> _Written request_: Show all lines that include the string "LaTeX"; copy each one.

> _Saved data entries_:
** begin **

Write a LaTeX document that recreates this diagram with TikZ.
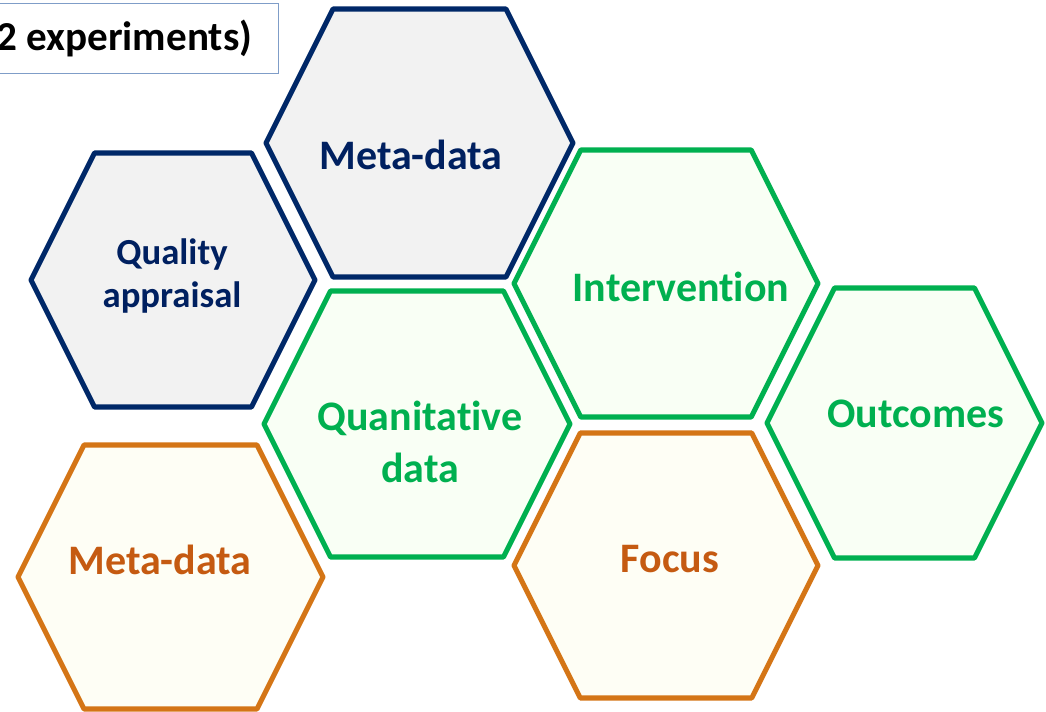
\documentclass[tikz,border=0pt]{standalone}
\usepackage{fontspec}
\setmainfont{Carlito}[Ligatures=NoCommon]
\usepackage{xcolor}
\definecolor{navy}{RGB}{0,40,104}
\definecolor{navytext}{RGB}{0,32,96}
\definecolor{leafgreen}{RGB}{0,176,80}
\definecolor{rust}{RGB}{212,117,22}
\definecolor{rusttext}{RGB}{197,90,17}
\definecolor{boxblue}{RGB}{127,157,200}

% hexagon with flat top and bottom: style, centre, half width, half height
\newcommand{\hexcell}[4]{%
  \pgfmathsetmacro{\hexin}{0.5*min(#3,#4)}
  \draw[#1, shift={(#2)}] (-#3,0) -- (-#3+\hexin,#4) -- (#3-\hexin,#4) -- (#3,0)
    -- (#3-\hexin,-#4) -- (-#3+\hexin,-#4) -- cycle;
}

\begin{document}
\begin{tikzpicture}[
    navycell/.style={draw=navy, fill=black!5, line width=2.9pt, line join=round},
    greencell/.style={draw=leafgreen, fill=green!40!lime!4, line width=2.9pt, line join=round},
    rustcell/.style={draw=rust, fill=yellow!50!lime!4, line width=2.9pt, line join=round},
    label/.style={font=\fontsize{23.9}{26}\selectfont\bfseries, align=center, inner sep=0pt},
    title/.style={draw=boxblue, fill=white, line width=0.8pt, font=\fontsize{23.4}{26}\selectfont\bfseries,
        inner xsep=0.52cm, minimum height=1.4cm}
]
    \useasboundingbox (0,0) rectangle (20.92,14.22);
    \clip (0,0) rectangle (20.92,14.22);

    % heading box, cut by the left edge
    \node[title, anchor=north east] (heading) at (5.58,14.16) {2 experiments)};

    % blue cells
    \hexcell{navycell}{8.39,11.36}{3.07}{2.68}
    \hexcell{navycell}{3.46,8.62}{2.84}{2.54}
    \node[label, text=navytext] (metablue) at (8.22,11.13) {Meta-data};
    \node[label, text=navytext, font=\fontsize{20.9}{24}\selectfont\bfseries] (quality) at (3.44,8.70) {Quality\\appraisal};

    % green cells
    \hexcell{greencell}{13.32,8.55}{3.04}{2.67}
    \hexcell{greencell}{8.34,5.74}{3.06}{2.66}
    \hexcell{greencell}{18.09,5.76}{2.75}{2.70}
    \node[label, text=leafgreen] (interv) at (13.62,8.48) {Intervention};
    \node[label, text=leafgreen, font=\fontsize{23.9}{29.5}\selectfont\bfseries] (quant) at (8.40,5.38) {Quanitative\\data};
    \node[label, text=leafgreen] (outcomes) at (18.32,5.94) {Outcomes};

    % orange cells
    \hexcell{rustcell}{13.32,2.91}{3.04}{2.65}
    \hexcell{rustcell}{3.41,2.68}{3.05}{2.64}
    \node[label, text=rusttext] (focus) at (13.40,3.04) {Focus};
    \node[label, text=rusttext] (metaorange) at (3.20,3.02) {Meta-data};
\end{tikzpicture}
\end{document}
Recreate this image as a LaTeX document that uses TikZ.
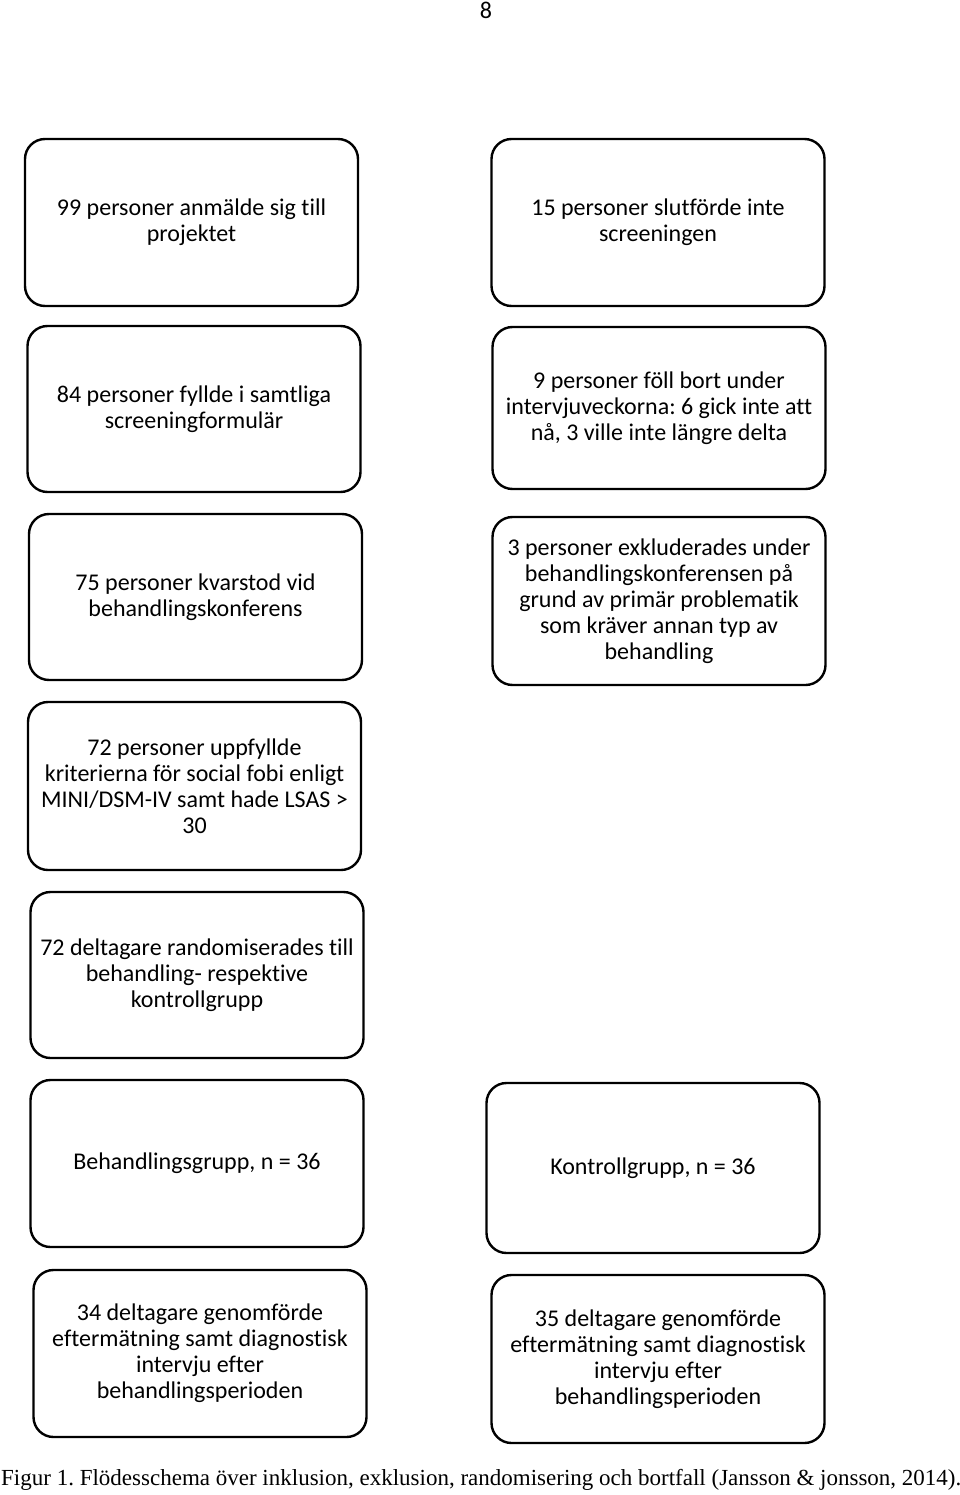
\documentclass[tikz,border=0pt]{standalone}
\usepackage{fontspec}
\setmainfont{Carlito}[RawFeature=-liga]
\newfontfamily\capfont{Liberation Serif}
\frenchspacing
\begin{document}
\begin{tikzpicture}[x=1pt,y=-1pt,
  flowbox/.style={draw=black, line width=2.4pt, rounded corners=20pt,
    minimum width=#1, minimum height=167pt, align=center, inner sep=0pt,
    font=\fontsize{24}{26}\selectfont},
  flowbox/.default=333pt]
\useasboundingbox[fill=white] (0,0) rectangle (960,1495);
\node[font=\fontsize{24}{26}\selectfont] (pagenum) at (486,10) {8};
% left column
\node[flowbox] (l1) at (191.5,222.5) {99 personer anmälde sig till\\projektet};
\node[flowbox, minimum height=166pt] (l2) at (194,409) {84 personer fyllde i samtliga\\screeningformulär};
\node[flowbox, minimum height=166pt] (l3) at (195.5,597) {75 personer kvarstod vid\\behandlingskonferens};
\node[flowbox, minimum height=168pt] (l4) at (194.5,786) {72 personer uppfyllde\\kriterierna för social fobi enligt\\MINI/DSM-IV samt hade LSAS >\\30};
\node[flowbox, minimum height=166pt] (l5) at (197,975) {72 deltagare randomiserades till\\behandling- respektive\\kontrollgrupp};
\node[flowbox] (l6) at (197,1163.5) {Behandlingsgrupp, n = 36};
\node[flowbox] (l7) at (200,1353.5) {34 deltagare genomförde\\eftermätning samt diagnostisk\\intervju efter\\behandlingsperioden};
% right column
\node[flowbox] (r1) at (658,222.5) {15 personer slutförde inte\\screeningen};
\node[flowbox, minimum height=162pt] (r2) at (659,408) {9 personer föll bort under\\intervjuveckorna: 6 gick inte att\\nå, 3 ville inte längre delta};
\node[flowbox, minimum height=168pt] (r3) at (659,601) {3 personer exkluderades under\\behandlingskonferensen på\\grund av primär problematik\\som kräver annan typ av\\behandling};
\node[flowbox, minimum height=170pt] (r6) at (653,1168) {Kontrollgrupp, n = 36};
\node[flowbox, minimum height=168pt] (r7) at (658,1359) {35 deltagare genomförde\\eftermätning samt diagnostisk\\intervju efter\\behandlingsperioden};
% caption
\node[font=\capfont\fontsize{23}{24}\selectfont, anchor=west, inner sep=0pt] (caption) at (1,1480) {Figur 1. Flödesschema över inklusion, exklusion, randomisering och bortfall (Jansson \& jonsson, 2014).};
\end{tikzpicture}
\end{document}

** end **

> _Solution_:
Write a LaTeX document that recreates this diagram with TikZ.
Recreate this image as a LaTeX document that uses TikZ.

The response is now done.